Now I'm a bit confused. As I understand, $y_1$ and $y_2$ are particular solutions, but I need to also find the general solution.
My attempt so far:
If $y_1$ and $y_2$ are solutions, then $y_1 – y_2 = y$ is also a solution. Plugging this into the equation we get
$$ y_1' + b(x) y_1 – (y_2' + b(x) y_2) = c(x).$$
Next, since we know $y_1$ and $y_2$ solve the equations the following holds:
$$ y_1' + b(x) y_1 = c(x),$$
and the same is true if we change the indices to 2. Plugging this information in we get:
$$ c(x) – c(x) = c(x) $$
From this it follows that $c(x) = 0$. This is were I get stuck since the equation becomes seperable:
$$ \frac{dy}{y} = -b(x) dx, $$
and I don't quite know what to do with this, since integration doesn't end well for $y$.
Best Answer
We know that $c(x) = 1+xb(x)$, so we have $$ y'+b(x)y = c(x) = 1 + xb(x) , $$ and in particular,
$$ (y-x)' + b(x) (y-x) = 0 , $$ so we don't need to worry about $c$. In particular, $\cos{x}$ is also known to satisfy this equation, which allows us to solve for $b$: $$ \frac{(y-x)'}{y-x} = -b(x) = \frac{(\cos{x}-x)'}{\cos{x}-x} . $$ Integrating this gives immediately $$ y - x = A(\cos{x}-x) $$ for some constant $A$. It remains to find the constant, which is straightforward.

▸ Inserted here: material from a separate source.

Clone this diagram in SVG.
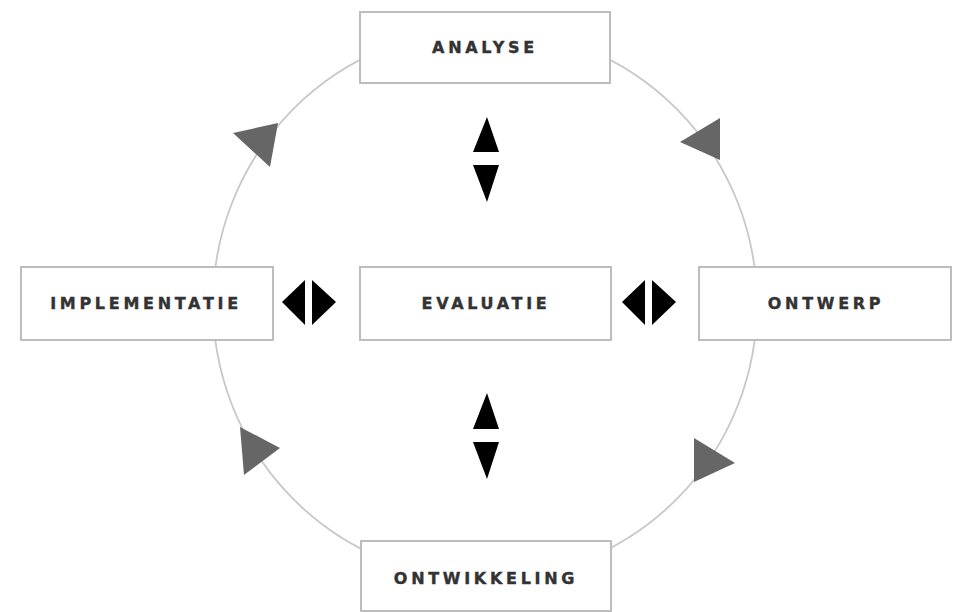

So in general, if we have two solutions, $y_1$ and $y_2$, then $$ y'+by = c = y_1' + b y_1 , $$ and so $$ (y-y_1)' + b(y-y_1) = 0, \qquad (y_2-y_1)' + b (y_2-y_1) = 0 $$ and therefore $$ \frac{(y-y_1)'}{y-y_1} = -b = \frac{(y_2-y_1)'}{y_2-y_1} , $$ so $$ y = y_1 + A(y_2-y_1) , $$ which is comparable to the results for matrix equations $A\mathbf{x} = \mathbf{b}$.